I think to rephrase what I said before. You don't have to invest based on p/e or ev/ebitda or p/fcf or whatever it is. You could do it off of p/revenue or p/click or heck, just say I go with gut instinct cause I really believe in the mgmt team.
But when you do that, understand that it's similar to you making a venture investment. It's high risk, but returns are also very high if it pans out well. So only invest what you're willing to lose and make concentrated bets in things that you have an information advantage in. For example, if you're a network engineer, you prob know of all the cdns out there, who's the player with the most potential (imo fsly), and then if you want to, you can take a stance on that. But be prepared to lose that money cause risks are amplified when valuation is not grounded in profit in the next 5 years
What truisms? Time in Market? It’s just historical performance. Which of course yes you could say that doesn’t determine future returns but it comes down to whether you think the economy will continue to grow, and whether you think that assets(generally. Not one specific asset) will continue to have value in the future (I.e. as long as we aren’t becoming communist).
That would actually prove the saying is true. Time in market is more valuable than timing the market. If you purchased at the peak of 2008 and you held until now, while continuing to invest along the way, you’d be very far ahead and doing better than someone who started in say 2010 and continued to purchase. Sure maybe somebody held onto their cash and purchased PERFECTLY at the bottom end but it’s impossible to time the market like that. There’s always risk with everything but over longer and longer periods of time the risk is far below the potential returns.
AMZN has there hand in a lot of markets that could expand rapidly. The pill pack acquisition among others could mean huge upside. The current opioid lawsuits against major pharma companies is opening the door for amazon to capture opportunity with there distribution channels
OP you are completely living in a different world. Google tried releasing their products and failed. It’s not like they didn’t try. Amazon has way more upside than Google because they are actually capturing markets while Google kept saying we will capture markets.
Microsoft and Amazon are implementing things they say and are capturing those markets. Google isn’t. Google has their revenue from their ads and is growing in that vertical. But definitely not other verticals.

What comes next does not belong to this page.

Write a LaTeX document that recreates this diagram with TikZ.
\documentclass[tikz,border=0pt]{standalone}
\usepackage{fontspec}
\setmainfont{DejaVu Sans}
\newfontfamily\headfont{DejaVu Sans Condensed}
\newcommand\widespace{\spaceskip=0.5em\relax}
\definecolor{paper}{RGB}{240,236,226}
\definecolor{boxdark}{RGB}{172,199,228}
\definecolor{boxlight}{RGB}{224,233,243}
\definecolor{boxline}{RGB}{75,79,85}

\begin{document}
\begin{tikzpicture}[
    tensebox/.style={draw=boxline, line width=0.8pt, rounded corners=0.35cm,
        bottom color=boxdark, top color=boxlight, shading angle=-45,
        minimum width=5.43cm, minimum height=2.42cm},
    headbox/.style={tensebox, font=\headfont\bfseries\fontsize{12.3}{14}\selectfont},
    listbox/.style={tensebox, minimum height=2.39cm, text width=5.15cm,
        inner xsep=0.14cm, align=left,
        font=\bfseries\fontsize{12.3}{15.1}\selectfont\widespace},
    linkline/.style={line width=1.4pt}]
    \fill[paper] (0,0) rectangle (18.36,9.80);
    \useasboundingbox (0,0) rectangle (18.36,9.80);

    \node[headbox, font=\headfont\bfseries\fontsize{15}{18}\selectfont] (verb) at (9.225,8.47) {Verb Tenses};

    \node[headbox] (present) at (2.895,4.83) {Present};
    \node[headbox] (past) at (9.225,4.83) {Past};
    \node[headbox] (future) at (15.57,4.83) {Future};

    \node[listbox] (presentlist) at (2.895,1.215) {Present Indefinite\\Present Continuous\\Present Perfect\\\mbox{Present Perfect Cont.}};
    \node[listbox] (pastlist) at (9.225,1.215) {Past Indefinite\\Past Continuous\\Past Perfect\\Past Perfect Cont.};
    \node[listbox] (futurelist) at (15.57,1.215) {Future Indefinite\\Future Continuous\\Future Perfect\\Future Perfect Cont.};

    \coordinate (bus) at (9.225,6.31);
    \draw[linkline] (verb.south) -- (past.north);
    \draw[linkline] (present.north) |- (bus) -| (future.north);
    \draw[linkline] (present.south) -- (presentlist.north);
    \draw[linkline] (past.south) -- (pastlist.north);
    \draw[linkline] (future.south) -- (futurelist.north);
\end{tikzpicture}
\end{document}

AMD is going strong now, but it (along with Intel and NVidia) is going to lose the war against ARM SoCs and RISC-V based discrete video cards. See the latest Surface Pro X announcement, also I am betting that next year Apple will come out with an ARM-based Macbook. ARM-based PCs will dominate except the high-end gaming PC market, which will slowly be killed off by consoles, Stadia (or whoever wins the cloud gaming market). Thanks to the trade war, the Chinese will develop alternatives in a few years to avoid the Intel / AMD / Qualcomm / ARM tax.
Uber. Given the spate of layoffs and the fact that they're probably going to meet their earnings target this quarter (due to the layoffs and cost cutting measures), Uber might be a good buy. If anyone disagrees, I'd love to hear why.
Uber needs to monetize Uber eats and Uber trucking. They also need to raise rates for drivers. Stop wasting time recruiting new drivers. And stop giving Dara so much money. Super long term, the ownership in other Didi and some ride share business in Brazil should pay off in a few years.
Softbank. Undervalued by 2x (based on the net value of their holdings). Wework and uber losses overly punished the stock and is a small percentage of their profile. Softbank is the Berkshire Hathaway of tech. Think long term fundamentals.